R 기초; 텍스트

x <- "We have a dream"

nchar(x) # 문자열의 캐릭터 개수

[1] 15

length(x) # 원소의 개수

[1] 1

y <-c ("we", "have", "a", "dream")

[1] "we" "have" "a" "dream"

nchar(y)

[1] 2 4 1 5

length(y)

[1] 4

nchar(y[4])

[1] 5

letters

sort(letters, decreasing = TRUE)

[1] "z" "y" "x" "w" "v" "u" "t" "s" "r" "q" "p" "o" "n" "m" "l" "k" "j"
[18] "i" "h" "g" "f" "e" "d" "c" "b" "a"

fox.says <- "It is only with the HEART that one can See Rightly"

tolower(fox.says)

[1] "it is only with the heart that one can see rightly"

toupper(fox.says)

[1] "IT IS ONLY WITH THE HEART THAT ONE CAN SEE RIGHTLY"

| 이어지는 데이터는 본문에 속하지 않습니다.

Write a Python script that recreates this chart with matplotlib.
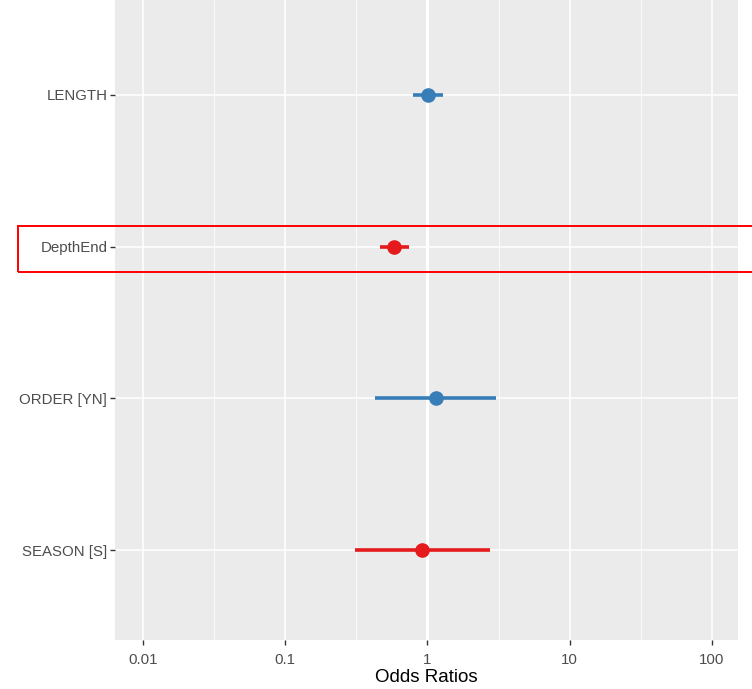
import matplotlib

matplotlib.use("Agg")
import matplotlib.pyplot as plt  # noqa: E402
import numpy as np  # noqa: E402
from matplotlib.patches import Rectangle  # noqa: E402

# odds ratios with 95% CI, top row first
terms = ["LENGTH", "DepthEnd", "ORDER [YN]", "SEASON [S]"]
odds = [1.01, 0.58, 1.14, 0.92]
ci_low = [0.79, 0.46, 0.43, 0.31]
ci_high = [1.29, 0.74, 3.04, 2.75]
colors = ["#377EB8", "#E41A1C", "#377EB8", "#E41A1C"]
xticks = [0.01, 0.1, 1, 10, 100]
xticklabels = ["0.01", "0.1", "1", "10", "100"]

plt.rcParams["font.family"] = ["Liberation Sans", "DejaVu Sans"]

fig = plt.figure(figsize=(7.52, 6.89), dpi=100)
W, H = 752, 689
ax = fig.add_axes([115 / W, (H - 640) / H, (738 - 115) / W, 640 / H])
ax.set_facecolor("#EBEBEB")
for s in ax.spines.values():
    s.set_visible(False)

ax.set_xscale("log")
ax.set_xlim(10 ** -2.197, 10 ** 2.183)
ax.set_ylim(0.407, 4.626)

# grid: major + log midpoints
for t in xticks:
    ax.axvline(t, color="white", lw=1.1, zorder=0)
for k in range(-2, 2):
    ax.axvline(10 ** (k + 0.5), color="white", lw=0.55, zorder=0)
ax.axvline(1, color="white", lw=2.2, zorder=0.5)

ypos = np.arange(len(terms), 0, -1)
for y in ypos:
    ax.axhline(y, color="white", lw=1.1, zorder=0)

for y, o, lo, hi, c in zip(ypos, odds, ci_low, ci_high, colors):
    ax.plot([lo, hi], [y, y], color=c, lw=2.6, solid_capstyle="butt", zorder=2)
    ax.plot(o, y, "o", color=c, ms=9.5, zorder=3)

ax.set_xticks(xticks)
ax.set_xticklabels(xticklabels)
ax.xaxis.set_minor_locator(matplotlib.ticker.NullLocator())
ax.set_yticks(ypos)
ax.set_yticklabels(terms)
ax.tick_params(axis="both", colors="#333333", labelcolor="#4D4D4D",
               labelsize=10.8, length=3.5, width=1)
ax.tick_params(axis="x", pad=6)
ax.tick_params(axis="y", pad=2)
ax.set_xlabel("Odds Ratios", fontsize=13.5, color="black", labelpad=1)

# highlight box around DepthEnd row
fig.patches.append(Rectangle((18 / W, (H - 272) / H), (760 - 18) / W, 46 / H,
                             transform=fig.transFigure, fill=False,
                             edgecolor="#FF0000", lw=1.4, zorder=10))

fig.savefig("out.png", dpi=100)
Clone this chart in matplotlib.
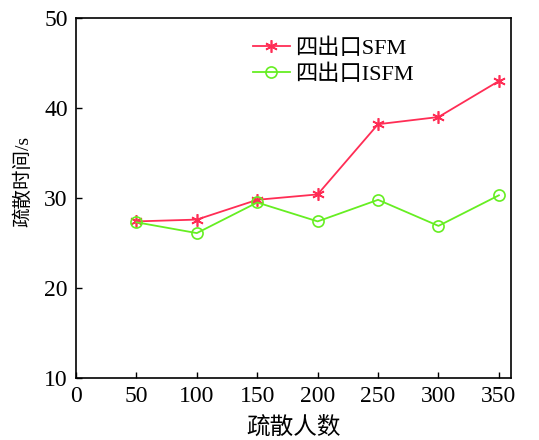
import matplotlib
matplotlib.use('Agg')
import matplotlib.pyplot as plt

plt.rcParams['font.family'] = ['Liberation Serif', 'Noto Sans CJK SC']

# data
people = [50, 100, 150, 200, 250, 300, 350]
sfm_time = [27.4, 27.6, 29.8, 30.4, 38.2, 39.0, 43.0]
isfm_time = [27.3, 26.1, 29.5, 27.4, 29.8, 26.9, 30.3]

fig = plt.figure(figsize=(5.39, 4.40), dpi=100)
ax = fig.add_axes([0.141, 0.141, 0.807, 0.818])

ax.plot(people, sfm_time, color='#ff2d55', marker=(6, 2, 0), markersize=9,
        markeredgewidth=1.2, linewidth=1.3, label='四出口SFM')
ax.plot(people, isfm_time, color='#66ee22', marker='o', markersize=8,
        markerfacecolor='none', markeredgewidth=1.2, linewidth=1.3,
        label='四出口ISFM')

ax.set_xlim(0, 360)
ax.set_ylim(10, 50)
ax.set_xticks(range(0, 351, 50))
ax.set_yticks(range(10, 51, 10))
ax.tick_params(direction='in', labelsize=17, length=4, width=1, pad=6)
ax.set_xlabel('疏散人数', fontsize=17, labelpad=7)
ax.set_ylabel('疏散时间/s', fontsize=14)
ax.yaxis.set_label_coords(-0.10, 0.547)
for s in ax.spines.values():
    s.set_linewidth(1.2)

ax.legend(loc='upper left', bbox_to_anchor=(0.36, 1.0), frameon=False,
          fontsize=16, handlelength=1.7, handletextpad=0.2, labelspacing=0.25)

fig.savefig('out.png', dpi=100)
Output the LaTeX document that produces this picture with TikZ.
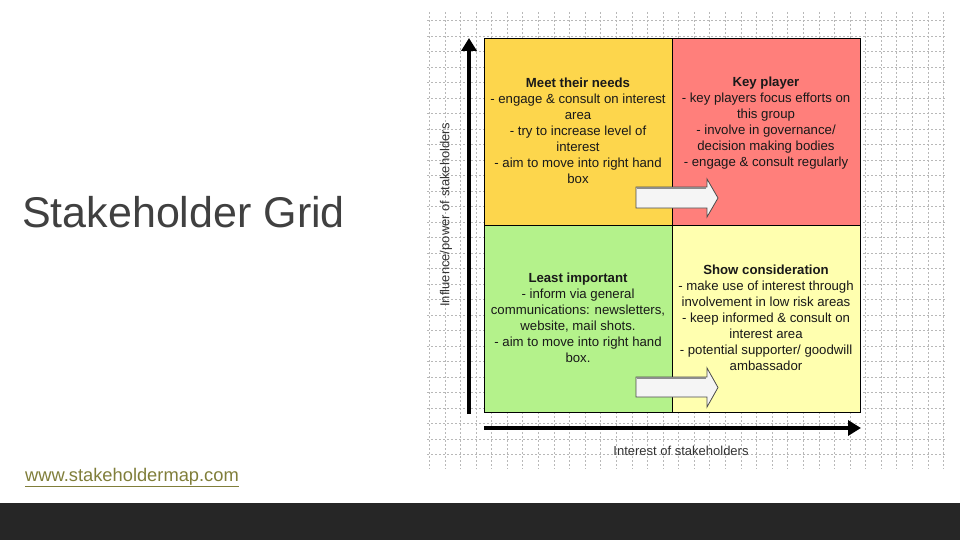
\documentclass[tikz,border=0pt]{standalone}
\usepackage{fontspec}
\setmainfont{Liberation Sans}
\usetikzlibrary{arrows.meta}
\definecolor{needsfill}{RGB}{253,214,76}
\definecolor{keyfill}{RGB}{255,127,123}
\definecolor{leastfill}{RGB}{180,242,139}
\definecolor{showfill}{RGB}{255,255,175}
\definecolor{titlegray}{RGB}{64,64,64}
\definecolor{linkolive}{RGB}{128,126,58}
\definecolor{barfill}{RGB}{38,38,38}
\begin{document}
\begin{tikzpicture}[x=1pt,y=-1pt,
    gridline/.style={draw=black!28,line width=0.6pt,dash pattern=on 2pt off 2pt},
    quad/.style={draw=black,line width=1pt,minimum width=188pt,minimum height=187pt,inner sep=0pt,anchor=north west},
    quadtext/.style={align=center,font=\fontsize{13.2}{16}\selectfont,text=black!90,inner sep=0pt},
    axis/.style={line width=4pt,-{Triangle[length=13pt,width=15pt]}},
    axislabel/.style={font=\fontsize{13}{16}\selectfont,text=black!80,inner sep=0pt},
    blockarrow/.style={fill=white!96!black,draw=black!70,line width=0.8pt,line join=miter}]
    \useasboundingbox (0,0) rectangle (960,540);
    \fill[barfill] (0,503) rectangle (960,540);
    \foreach \i in {0,...,33}
        \draw[gridline] ({429.3+15.58*\i},12) -- ++(0,457);
    \foreach \j in {0,...,28}
        \draw[gridline] (427,{20.5+15.5*\j}) -- ++(518,0);
    \node[font=\fontsize{43}{50}\selectfont,text=titlegray,anchor=base west,inner sep=0pt] (title) at (22,227) {Stakeholder Grid};
    \node[font=\fontsize{18.3}{22}\selectfont,text=linkolive,anchor=base west,inner sep=0pt] (link) at (25,481) {\underline{www.stakeholdermap.com}};
    \node[quad,fill=needsfill] (needs) at (484,38) {};
    \node[quad,fill=keyfill] (key) at (672,38) {};
    \node[quad,fill=leastfill] (least) at (484,225) {};
    \node[quad,fill=showfill] (show) at (672,225) {};
    \filldraw[blockarrow] (636,187) -- (707,187) -- (707,179) -- (718,198) -- (707,217) -- (707,208) -- (636,208) -- cycle;
    \draw[black!45,line width=1.5pt] (637,188) -- (706,188);
    \filldraw[blockarrow] (636,377) -- (707,377) -- (707,368) -- (718,387.5) -- (707,407) -- (707,397) -- (636,397) -- cycle;
    \draw[black!45,line width=1.5pt] (637,378) -- (706,378);
    \node[quadtext] (needsText) at (578,130.5) {\textbf{Meet their needs}\\- engage \& consult on interest\\area\\- try to increase level of\\interest\\- aim to move into right hand\\box};
    \node[quadtext] (keyText) at (766,123) {\textbf{Key player}\\- key players focus efforts on\\this group\\- involve in governance/\\decision making bodies\\- engage \& consult regularly};
    \node[quadtext] (leastText) at (578,317.5) {\textbf{Least important}\\- inform via general\\communications: newsletters,\\website, mail shots.\\- aim to move into right hand\\box.};
    \node[quadtext] (showText) at (766,317.5) {\textbf{Show consideration}\\- make use of interest through\\involvement in low risk areas\\- keep informed \& consult on\\interest area\\- potential supporter/ goodwill\\ambassador};
    \coordinate (yfoot) at (469,414);
    \coordinate (yhead) at (469,38);
    \coordinate (xfoot) at (484,428);
    \coordinate (xhead) at (861,428);
    \draw[axis] (yfoot) -- (yhead);
    \draw[axis] (xfoot) -- (xhead);
    \node[axislabel,rotate=90] (powerLabel) at (446,215) {Influence/power of stakeholders};
    \node[axislabel] (interestLabel) at (681,451) {Interest of stakeholders};
\end{tikzpicture}
\end{document}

fox.said <- "what is essential is invisible to the eye"

strsplit(fox.said, split=" ")

[[1]]
[1] "what" "is" "essential" "is" "invisible"
[6] "to" "the" "eye"

strsplit(fox.said, split="")

[[1]]
[1] "w" "h" "a" "t" " " "i" "s" " " "e" "s" "s" "e" "n" "t" "i" "a" "l"
[18] " " "i" "s" " " "i" "n" "v" "i" "s" "i" "b" "l" "e" " " "t" "o" " "
[35] "t" "h" "e" " " "e" "y" "e"

fox.said.words <- unlist(strsplit(fox.said, split=" "))

fox.said.words

[1] "what" "is" "essential" "is" "invisible"
[6] "to" "the" "eye"

fox.said.words[3]

[1] "essential"

strsplit(fox.said, split=" ")[[1]]

[1] "what" "is" "essential" "is" "invisible"
[6] "to" "the" "eye"

strsplit(fox.said, split=" ")[[1]][[3]]

[1] "essential"

p1 <- "You come at four in the afternoon, then at three I shall begin to be happy"

p2 <- "One runs the risk of weeping a little, if one lets himself be tamed"

p3 <- "what makes the desert beautiful is that somewhere it hides a well"

littleprince <- c(p1, p2, p3)

littleprince

strsplit(littleprince, " ")

[[1]]
[1] "You"        "come"       "at"         "four"       "in"         "the"        "afternoon," "then"       "at"         "three"      "I"          "shall"
[13] "begin"      "to"         "be"         "happy"

[[2]]
[1] "One"     "runs"    "the"     "risk"    "of"      "weeping" "a"       "little," "if"      "one"     "lets"    "himself" "be"      "tamed"

[[3]]
[1] "what"      "makes"     "the"       "desert"    "beautiful" "is"        "that"      "somewhere" "it"        "hides"     "a"         "well"

unique(fox.said.words)

[1] "what" "is" "essential" "invisible" "to" "the" "eye"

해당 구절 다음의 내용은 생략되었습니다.